-- BEGIN --
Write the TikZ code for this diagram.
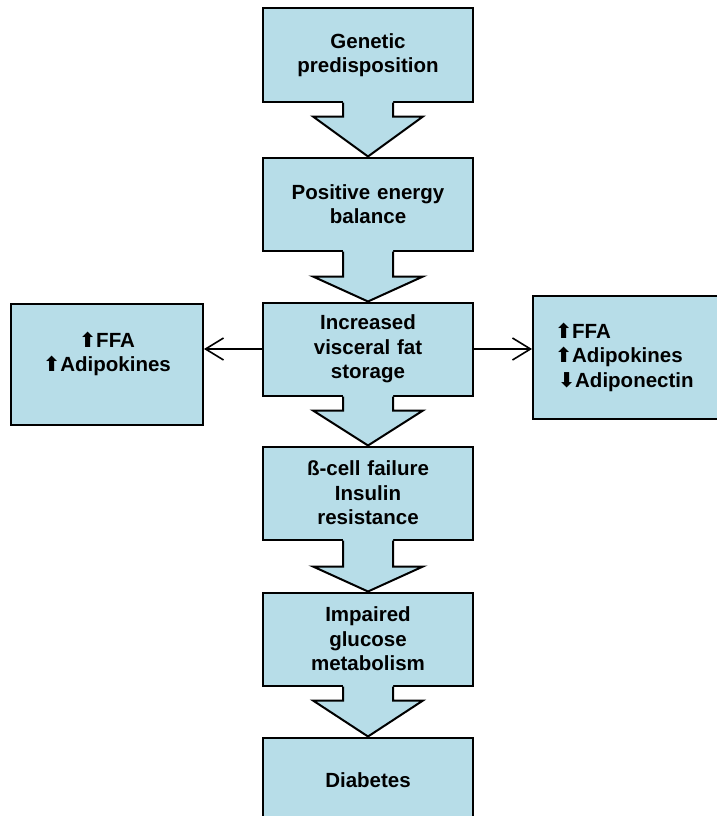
\documentclass[tikz,border=0pt]{standalone}
\usepackage{fontspec}
\setmainfont{Liberation Sans}
\newfontfamily\symfont{DejaVu Sans}
\usepackage{tikz}
\usetikzlibrary{positioning,arrows.meta,calc}
\definecolor{boxblue}{RGB}{183,221,232}
\tikzstyle{block} = [rectangle, draw, line width=2pt, fill=boxblue,
text width=190pt, align=center, minimum width=210pt, minimum height=93pt,
font=\fontsize{20.5}{24.5}\selectfont\bfseries]
\tikzstyle{sidebox} = [rectangle, draw, line width=2pt, fill=boxblue,
font=\fontsize{20.5}{24.5}\selectfont\bfseries]
\tikzstyle{line} = [draw, line width=1.6pt, -{Straight Barb[length=18pt,width=22pt]}]
\newcommand{\up}{{\symfont ⬆}}
\newcommand{\down}{{\symfont ⬇}}
% fat block arrow from the bottom of #1 to the top of #2, shaft length #3
\newcommand{\flow}[3]{%
  \fill[boxblue] let \p1=(#1.south), \p2=(#2.north) in
    (\x1-25pt,\y1+2pt) -- (\x1-25pt,\y1-#3pt) -- (\x1-55pt,\y1-#3pt) -- (\x1,\y2)
    -- (\x1+55pt,\y1-#3pt) -- (\x1+25pt,\y1-#3pt) -- (\x1+25pt,\y1+2pt) -- cycle;
  \draw[line width=2pt] let \p1=(#1.south), \p2=(#2.north) in
    (\x1-25pt,\y1) -- (\x1-25pt,\y1-#3pt) -- (\x1-55pt,\y1-#3pt) -- (\x1,\y2)
    -- (\x1+55pt,\y1-#3pt) -- (\x1+25pt,\y1-#3pt) -- (\x1+25pt,\y1);}

\begin{document}
\begin{tikzpicture}[x=1pt, y=-1pt]
	\useasboundingbox (0,0) rectangle (717,816);
	% Place nodes
	\node [block] at (368,55) (gen) {Genetic\\predisposition};
	\node [block, below=54pt of gen] (energy) {Positive energy\\balance};
	\node [block, below=50pt of energy] (fat) {Increased\\visceral fat\\storage};
	\node [block, below=49pt of fat] (beta) {ß-cell failure\\Insulin\\resistance};
	\node [block, below=51pt of beta] (glucose) {Impaired\\glucose\\metabolism};
	\node [block, below=50pt of glucose, minimum height=86pt] (diab) {Diabetes};
	\node [sidebox, left=58pt of fat, yshift=-15pt, minimum width=192pt,
	  minimum height=121pt, align=center] (ffaL) {\up FFA\\\up Adipokines\\~};
	\node [sidebox, right=58pt of fat, yshift=-8pt, text width=162pt, inner xsep=22pt,
	  minimum height=123pt, align=left] (ffaR) {\up FFA\\\up Adipokines\\\hspace{3pt}\down Adiponectin};

	\flow{gen}{energy}{14}
	\flow{energy}{fat}{25}
	\flow{fat}{beta}{14}
	\flow{beta}{glucose}{26}
	\flow{glucose}{diab}{14}
	\path [line] (fat.west) -- (fat.west -| ffaL.east);
	\path [line] (fat.east) -- (fat.east -| ffaR.west);
\end{tikzpicture}
\end{document}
-- END --
Exercise: Do not copy the pictures, but repeat every line exactly.

The response:
Write the TikZ code for this diagram.
\documentclass[tikz,border=0pt]{standalone}
\usepackage{fontspec}
\setmainfont{Liberation Sans}
\newfontfamily\symfont{DejaVu Sans}
\usepackage{tikz}
\usetikzlibrary{positioning,arrows.meta,calc}
\definecolor{boxblue}{RGB}{183,221,232}
\tikzstyle{block} = [rectangle, draw, line width=2pt, fill=boxblue,
text width=190pt, align=center, minimum width=210pt, minimum height=93pt,
font=\fontsize{20.5}{24.5}\selectfont\bfseries]
\tikzstyle{sidebox} = [rectangle, draw, line width=2pt, fill=boxblue,
font=\fontsize{20.5}{24.5}\selectfont\bfseries]
\tikzstyle{line} = [draw, line width=1.6pt, -{Straight Barb[length=18pt,width=22pt]}]
\newcommand{\up}{{\symfont ⬆}}
\newcommand{\down}{{\symfont ⬇}}
% fat block arrow from the bottom of #1 to the top of #2, shaft length #3
\newcommand{\flow}[3]{%
  \fill[boxblue] let \p1=(#1.south), \p2=(#2.north) in
    (\x1-25pt,\y1+2pt) -- (\x1-25pt,\y1-#3pt) -- (\x1-55pt,\y1-#3pt) -- (\x1,\y2)
    -- (\x1+55pt,\y1-#3pt) -- (\x1+25pt,\y1-#3pt) -- (\x1+25pt,\y1+2pt) -- cycle;
  \draw[line width=2pt] let \p1=(#1.south), \p2=(#2.north) in
    (\x1-25pt,\y1) -- (\x1-25pt,\y1-#3pt) -- (\x1-55pt,\y1-#3pt) -- (\x1,\y2)
    -- (\x1+55pt,\y1-#3pt) -- (\x1+25pt,\y1-#3pt) -- (\x1+25pt,\y1);}

\begin{document}
\begin{tikzpicture}[x=1pt, y=-1pt]
	\useasboundingbox (0,0) rectangle (717,816);
	% Place nodes
	\node [block] at (368,55) (gen) {Genetic\\predisposition};
	\node [block, below=54pt of gen] (energy) {Positive energy\\balance};
	\node [block, below=50pt of energy] (fat) {Increased\\visceral fat\\storage};
	\node [block, below=49pt of fat] (beta) {ß-cell failure\\Insulin\\resistance};
	\node [block, below=51pt of beta] (glucose) {Impaired\\glucose\\metabolism};
	\node [block, below=50pt of glucose, minimum height=86pt] (diab) {Diabetes};
	\node [sidebox, left=58pt of fat, yshift=-15pt, minimum width=192pt,
	  minimum height=121pt, align=center] (ffaL) {\up FFA\\\up Adipokines\\~};
	\node [sidebox, right=58pt of fat, yshift=-8pt, text width=162pt, inner xsep=22pt,
	  minimum height=123pt, align=left] (ffaR) {\up FFA\\\up Adipokines\\\hspace{3pt}\down Adiponectin};

	\flow{gen}{energy}{14}
	\flow{energy}{fat}{25}
	\flow{fat}{beta}{14}
	\flow{beta}{glucose}{26}
	\flow{glucose}{diab}{14}
	\path [line] (fat.west) -- (fat.west -| ffaL.east);
	\path [line] (fat.east) -- (fat.east -| ffaR.west);
\end{tikzpicture}
\end{document}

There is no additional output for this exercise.